# topgear australia test - interesting results



## cleethorpes (Sep 30, 2008)

quite amusing


----------



## Daryl TunerLab (Jun 7, 2008)

A link might be helpful


----------



## Tune-R (May 26, 2006)

Daryl TunerLab said:


> A link might be helpful



Just what i was thinking:chuckle:


----------



## cleethorpes (Sep 30, 2008)

cleethorpes said:


> quite amusing


YouTube - NEW Top Gear Aus: Ep7 - Women-Attractive Car Test (Skyline, Porsche)


a ctrl v was in order....


----------



## ru' (Feb 18, 2007)

Poor Davo the Tradey!

And another good reason to move to Aus...


----------



## furrywoolyhatuk (Apr 16, 2009)

"poor davo the tradee" lol, we should get Australian TG over here!

The nissan skyline gtr makes you most attractive to women, fact! Whats that say about gtst drivers lol!


----------



## g-from-lancs (May 4, 2006)

Dont think the majority of girls will be able to tell the difference to be honest, soo GTS-T are going to pull the laaaadiessss 

Graham


----------



## furrywoolyhatuk (Apr 16, 2009)

g-from-lancs said:


> Dont think the majority of girls will be able to tell the difference to be honest, soo GTS-T are going to pull the laaaadiessss
> 
> Graham


If I wasnt married things would be looking up!


----------



## cleethorpes (Sep 30, 2008)

furrywoolyhatuk said:


> If I wasnt married things would be looking up!

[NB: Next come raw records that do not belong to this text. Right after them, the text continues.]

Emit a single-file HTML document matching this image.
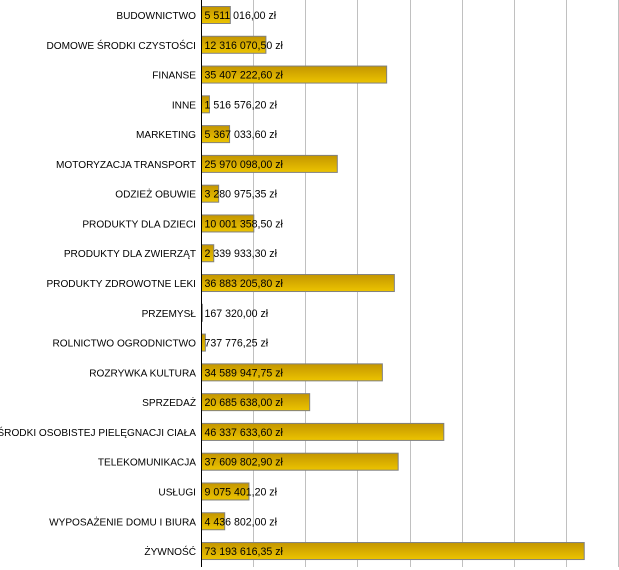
<!DOCTYPE html>
<html><head><meta charset="utf-8"><style>
body{margin:0;width:619px;height:567px;background:#fff;overflow:hidden;font-family:"Liberation Sans",sans-serif;font-size:11px}
</style></head><body>
<svg width="619" height="567" xmlns="http://www.w3.org/2000/svg">
<defs><linearGradient id="g" x1="0" y1="0" x2="0" y2="1"><stop offset="0" stop-color="#c49600"/><stop offset="1" stop-color="#ecc400"/></linearGradient></defs>
<g stroke="#c0c0c0" stroke-width="1">
<line x1="253.5" y1="0" x2="253.5" y2="567"/><line x1="305.5" y1="0" x2="305.5" y2="567"/><line x1="357.5" y1="0" x2="357.5" y2="567"/><line x1="410.5" y1="0" x2="410.5" y2="567"/><line x1="462.5" y1="0" x2="462.5" y2="567"/><line x1="514.5" y1="0" x2="514.5" y2="567"/><line x1="566.5" y1="0" x2="566.5" y2="567"/><line x1="618.5" y1="0" x2="618.5" y2="567"/>
</g>
<g id="bars" font-family="Liberation Sans, sans-serif" fill="#000"></g>
<line x1="201.5" y1="0" x2="201.5" y2="567" stroke="#000"/>
</svg>
<script>
var d=[["BUDOWNICTWO",5511016,"5 511 016,00 zł"],["DOMOWE ŚRODKI CZYSTOŚCI",12316070.5,"12 316 070,50 zł"],["FINANSE",35407222.6,"35 407 222,60 zł"],["INNE",1516576.2,"1 516 576,20 zł"],["MARKETING",5367033.6,"5 367 033,60 zł"],["MOTORYZACJA TRANSPORT",25970098,"25 970 098,00 zł"],["ODZIEŻ OBUWIE",3280975.35,"3 280 975,35 zł"],["PRODUKTY DLA DZIECI",10001358.5,"10 001 358,50 zł"],["PRODUKTY DLA ZWIERZĄT",2339933.3,"2 339 933,30 zł"],["PRODUKTY ZDROWOTNE LEKI",36883205.8,"36 883 205,80 zł"],["PRZEMYSŁ",167320,"167 320,00 zł"],["ROLNICTWO OGRODNICTWO",737776.25,"737 776,25 zł"],["ROZRYWKA KULTURA",34589947.75,"34 589 947,75 zł"],["SPRZEDAŻ",20685638,"20 685 638,00 zł"],["ŚRODKI OSOBISTEJ PIELĘGNACJI CIAŁA",46337633.6,"46 337 633,60 zł"],["TELEKOMUNIKACJA",37609802.9,"37 609 802,90 zł"],["USŁUGI",9075401.2,"9 075 401,20 zł"],["WYPOSAŻENIE DOMU I BIURA",4436802,"4 436 802,00 zł"],["ŻYWNOŚĆ",73193616.35,"73 193 616,35 zł"]];
var g=document.getElementById('bars'),s="",k=5.229e-6;
d.forEach(function(r,i){var c=15+i*29.78,w=r[1]*k;
s+='<rect x="201.5" y="'+(c-9+0.5)+'" width="'+w+'" height="17" fill="url(#g)" stroke="#808080"/>';
s+='<text x="196" y="'+(c+4)+'" text-anchor="end" font-size="10.1">'+r[0]+'</text>';
s+='<text x="204.5" y="'+(c+4)+'" font-size="10.6">'+r[2]+'</text>';});
g.innerHTML=s;
</script>
</body></html>
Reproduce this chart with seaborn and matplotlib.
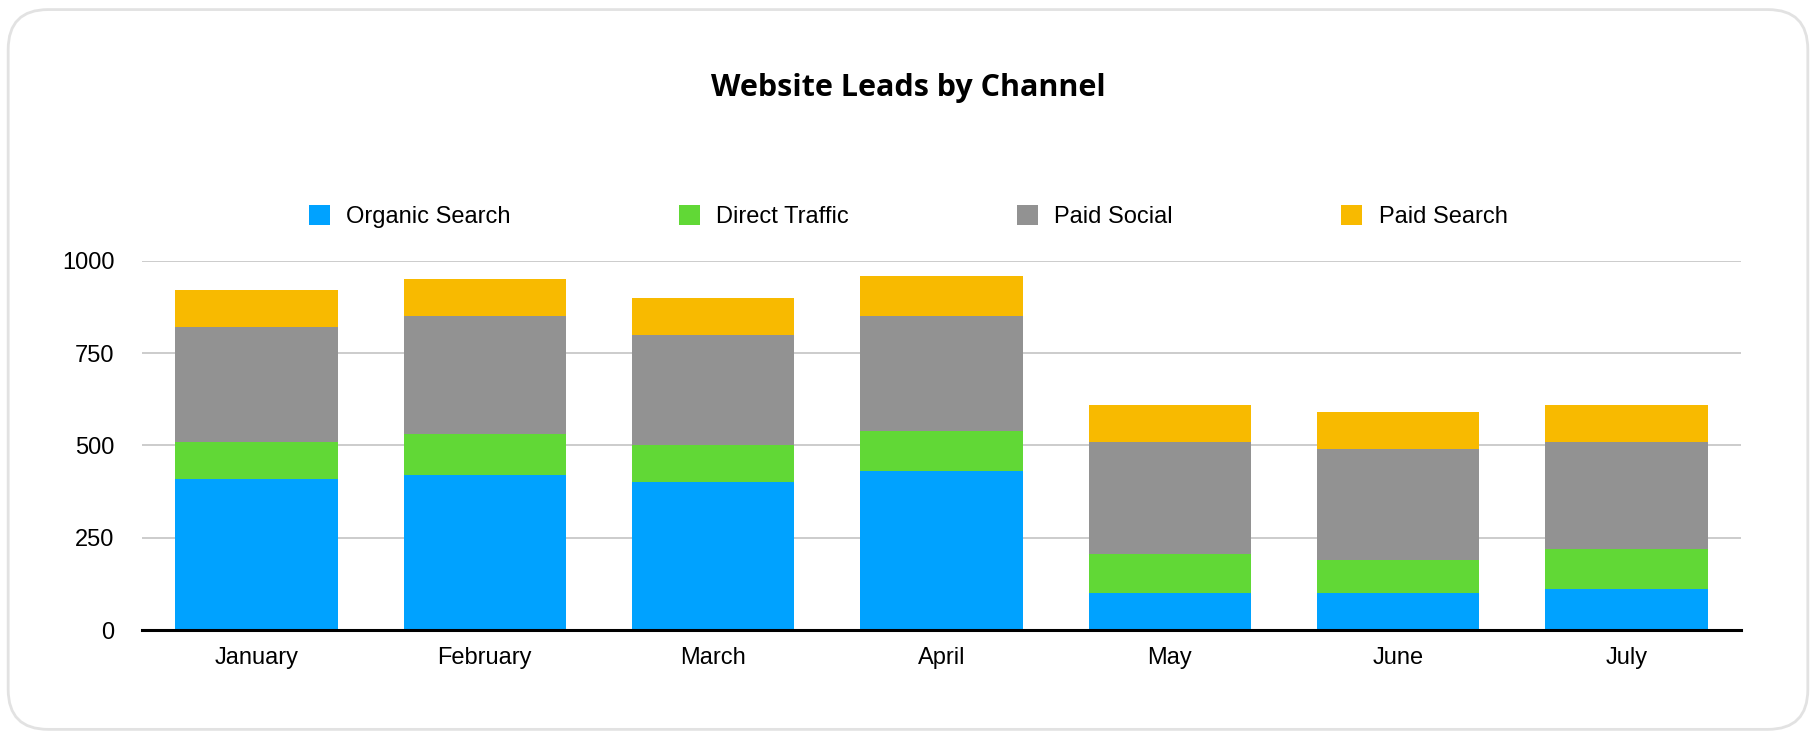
import numpy as np
import pandas as pd
import matplotlib
matplotlib.use('Agg')
import matplotlib.pyplot as plt
from matplotlib.patches import Patch, FancyBboxPatch
import seaborn as sns

sns.set_theme(style="white")
plt.rcParams['font.family'] = ['Liberation Sans', 'DejaVu Sans']
plt.rcParams['text.color'] = 'black'

months = ['January', 'February', 'March', 'April', 'May', 'June', 'July']
organic_search = [410, 420, 400, 430, 100, 100, 110]
direct_traffic = [100, 110, 100, 110, 105, 90, 110]
paid_social = [310, 320, 300, 310, 305, 300, 290]
paid_search = [100, 100, 100, 110, 100, 100, 100]

series_names = ['Organic Search', 'Direct Traffic', 'Paid Social', 'Paid Search']
colors = ['#00A2FF', '#61D836', '#929292', '#F8BA00']

df = pd.DataFrame({'month': months,
                   'Organic Search': organic_search,
                   'Direct Traffic': direct_traffic,
                   'Paid Social': paid_social,
                   'Paid Search': paid_search})
# stacked totals, drawn top layer first so lower layers sit on top
cum = df[series_names].cumsum(axis=1)

fig = plt.figure(figsize=(18.16, 7.36), dpi=100)
ax = fig.add_axes([0.0784, 0.144, 0.8801, 0.5016])

for name, col in reversed(list(zip(series_names, colors))):
    sns.barplot(x=df['month'], y=cum[name], color=col, width=0.71,
                saturation=1, ax=ax, zorder=3, edgecolor='none', linewidth=0)

ax.set_ylim(0, 1000)
ax.set_yticks([0, 250, 500, 750, 1000])
ax.set_xlim(-0.5, len(months) - 0.5)
ax.set_xlabel('')
ax.set_ylabel('')
ax.yaxis.grid(True, color='#c4c4c4', linewidth=1.2, zorder=0)
ax.xaxis.grid(False)
for s in ['top', 'right', 'left']:
    ax.spines[s].set_visible(False)
ax.spines['bottom'].set_color('black')
ax.spines['bottom'].set_linewidth(2.2)
ax.spines['bottom'].set_zorder(4)
ax.tick_params(axis='y', length=0, pad=20, labelsize=17, labelcolor='black')
ax.tick_params(axis='x', length=0, pad=12, labelsize=17, labelcolor='black')

handles = [Patch(facecolor=c, edgecolor='none', label=n) for n, c in zip(series_names, colors)]
leg = fig.legend(handles=handles, loc='center', bbox_to_anchor=(0.5, 0.706), ncol=4,
                 frameon=False, fontsize=17, handlelength=0.9, handleheight=0.9,
                 handletextpad=0.7, columnspacing=7.1)
for t in leg.get_texts():
    t.set_color('black')

fig.text(0.5, 0.881, 'Website Leads by Channel', ha='center', va='center', color='black',
         fontsize=22, fontweight='bold', family=['Open Sans', 'DejaVu Sans'])

card = FancyBboxPatch((0.0045, 0.009), 0.991, 0.978, boxstyle='round,pad=0,rounding_size=0.022',
                      transform=fig.transFigure, facecolor='none', edgecolor='#e2e2e2',
                      linewidth=2, mutation_aspect=1816 / 736)
fig.patches.append(card)

fig.savefig('out.png', dpi=100)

it's sadly gone now but thats what cinatra's was for......


----------



## furrywoolyhatuk (Apr 16, 2009)

Thanks cleethorpes for that


----------



## cleethorpes (Sep 30, 2008)

pay at the door......spend no more..


----------



## Sub Boy (Jan 28, 2008)

Not that it makes much difference to us GTR owners....

Really the GTR is not a pretty car by any stretch...And in the eyes of a Chick, probably and ugly car (apart from Girl Racers)


----------



## furrywoolyhatuk (Apr 16, 2009)

Come on Cleethorpes, keep them coming, my time will come lol!:bawling:


----------



## cleethorpes (Sep 30, 2008)

well I guess you could visit old Fred Batt, up streatham way.....pay at the door, pay no more(always preferred that one)..Caesars...


----------



## furrywoolyhatuk (Apr 16, 2009)

Cleethorped you and me, front row tickets:

Caesars Nightclub

???


----------



## cleethorpes (Sep 30, 2008)

definately...bring on the caesars dancers......and the coke bottle tops pushed into the measures so you never got a full strength drink....


----------



## Robbie J (Jan 8, 2005)

we should use the Aus top gear as a advert for the club!


----------